Среднего роста, плотный, в прозаической и приличной одежде и с такой же стрижкой, в сильных очках; знаток еды и хорошего спиртного; рачительный хозяин, острослов и мастер стихов на случай – в его облике не было ничего расхоже поэтичного, но жил он (так, по крайней мере, мне показалось за время нашего пятнадцатилетнего знакомства) “прямым поэтом”: не зависел от власти, от народа, объездил полмира, наслаждался “созданьями искусств и вдохновенья”.
Я сейчас помянул финал пушкинского шедевра “Из Пиндемонти”, но с его зачином, где Пушкин свысока отзывается о знакомых ему лишь понаслышке либеральных ценностях, Лосев не соглашался и как раз очень “дорого ценил” права свободного мира.
История России и ее настоящее не внушали Лосеву никаких иллюзий, и тем не менее он радовался любому здешнему просвету и делал все, от него зависящее, “чтоб над родиной облако славы лучилось, чтоб хоть что-нибудь вышло бы, получилось”, например публично выступал в защиту политических заключенных.
Прошлой осенью, в наше последнее свидание, когда Леша уже был тяжело болен, я, расчувствовавшись, поднял стакан и сказал, что он обязан выздороветь хотя бы потому, что он – старшой в лирическом цеху, и кроме него, получается, некому. “Не дождетесь”, – ответил мне Лосев с улыбкой, имея, по-моему, в виду не столько свое выздоровление, сколько сомнительное для него удовольствие отказаться от выстраданного одиночества и смириться с обузой поэтического патриаршества, пусть и условного.
* * *
У Лосевых красивый запущенный дом и маленький сад, нависающий над гигантским оврагом, по дну которого течет речка. В четверти часа ходьбы – шпили и башни университетского городка, через дорогу – кладбище. А вокруг – холмы и долины Новой Англии. И весь этот осмысленный лирико-философский быт и уклад – дело рук беженца, начинавшего за сорок на чужбине с нуля. Впечатляющая победа человека над обстоятельствами.
Я все время ловлю себя на том, что скорбь моя светла и торжественна. Так, наверное, и прощаются с победителями.
2009
Мэтр
Столичное поэтическое “гуляйполе” 70-х годов не имело мэтра. Пишущие провинциалы-южане чтили Чичибабина и обыкновенно появлялись в Москве после харьковской инициации. Но в самой Москве подобного непререкаемого авторитета не существовало. При жизни Ахматовой и Пастернака мы были детьми, а когда подросли и стали озираться в поисках учителя и вожатого – классиков уже, как говорится, Господь прибрал.

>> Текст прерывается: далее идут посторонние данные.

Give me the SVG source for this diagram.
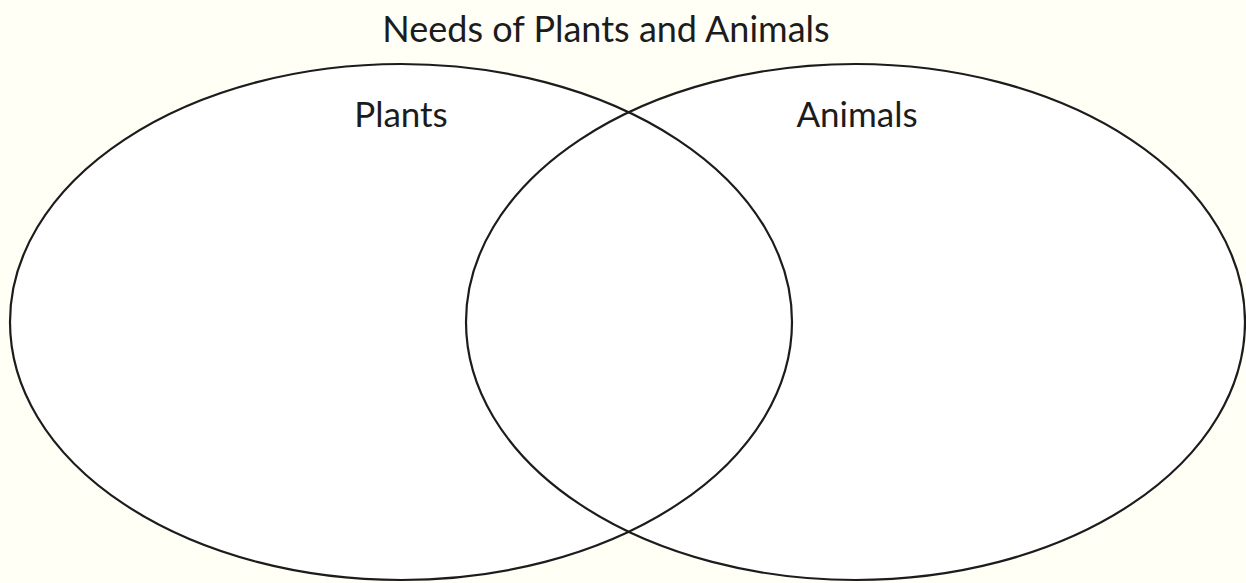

Литературные беспризорники, мы начали сбиваться в стаи. Корысти в этом не было: ни поодиночке, ни сообща никому ничего не светило. Нас сближало родство духовных запросов и отщепенство. Исподволь на годы вперед заключались дружеские и поэтические союзы.
В каждой такой компании имелся свой гений, два-три таланта и несколько дарований поскромнее. Само собою разумелось, что центр данного дружеского круга совпадает с центром современной литературы; чужакам отводилась окраина. До явных междоусобиц с хватанием за грудки дело доходило редко, но взаимное высокомерие процветало. И если в каком-нибудь салоне случай сводил лицом к лицу двух удельных гениев с норовом – было на что посмотреть.
Но поэтический старейшина “над схваткой”, общепризнанный маэстро, повторяю, отсутствовал. Жизнь обделила сильным, должно быть по молодости лет, переживанием: с трепетом нести рукопись на почту, выводить на конверте легендарное имя, испытать жар и холод в ожидании ответа, наконец дождаться приглашения и позвонить в заветную дверь. Вот кто-то, как назло, долго возится с замком, и (ущипните меня!) в дверном проеме – Великий Старик/Старуха! Уже я шествую за кумиром в кабинет, два-три часа беседы пролетают как одно мгновение – и теперь до скончания дней я буду вспоминать, цитировать, чистосердечно перевирать эти по-стариковски размягченные и многозначные до полной бессмысленности речения. Чего не было – того не было.